Pues bien, ¿no será el verdor un indicativo de la existencia de una tierra fértil y húmeda? ¿Y las flores una promesa de abundancia de frutos y de comida? ¿Y el sonido de las fuentes no señalará la existencia de agua potable? ¿Y el canto de los pájaros no será un indicativo de la ausencia de predadores, tal como lo son los espacios abiertos, donde ninguna amenaza puede acecharnos? ¿Y las pérgolas no son nuestro necesario refugio contra el sol, el viento y la lluvia?

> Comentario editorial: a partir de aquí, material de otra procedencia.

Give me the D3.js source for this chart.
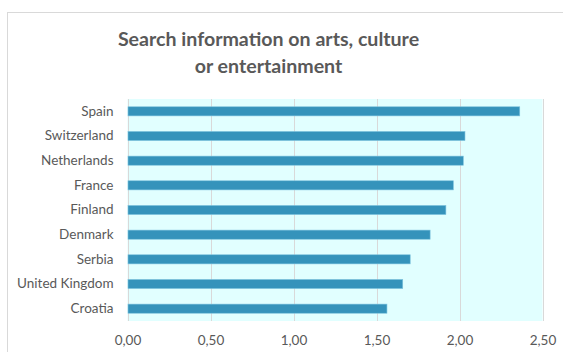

Al final nuestro sentido estético también puede ser, en gran parte, eminentemente práctico y racional. Nos ayuda a identificar el mejor lugar para vivir, el lugar donde tenemos más oportunidades de supervivencia. Y lo mismo podríamos decir de gran parte de las características estéticas que determinan la selección sexual en nuestra especie. Algunas de ellas parecen invariables e indican la vitalidad o la fecundidad del individuo, mientras que otras, de origen cultural o social, indican la capacidad de un individuo para prosperar en un determinado contexto social o ambiental, en una determinada época o circunstancia.

Es cierto que el arte y las corrientes artísticas exploran todas las características de nuestro sentido estético, proporcionándole nuevas y fascinantes dimensiones. Pero al final siempre acabamos por volver a nuestro tranquilo y florido jardín habitado por gráciles doncellas. Después de todo, quizás nuestra supervivencia dependa de ello. Quizás también dependamos fuertemente de nuestro sentido estético para sobrevivir.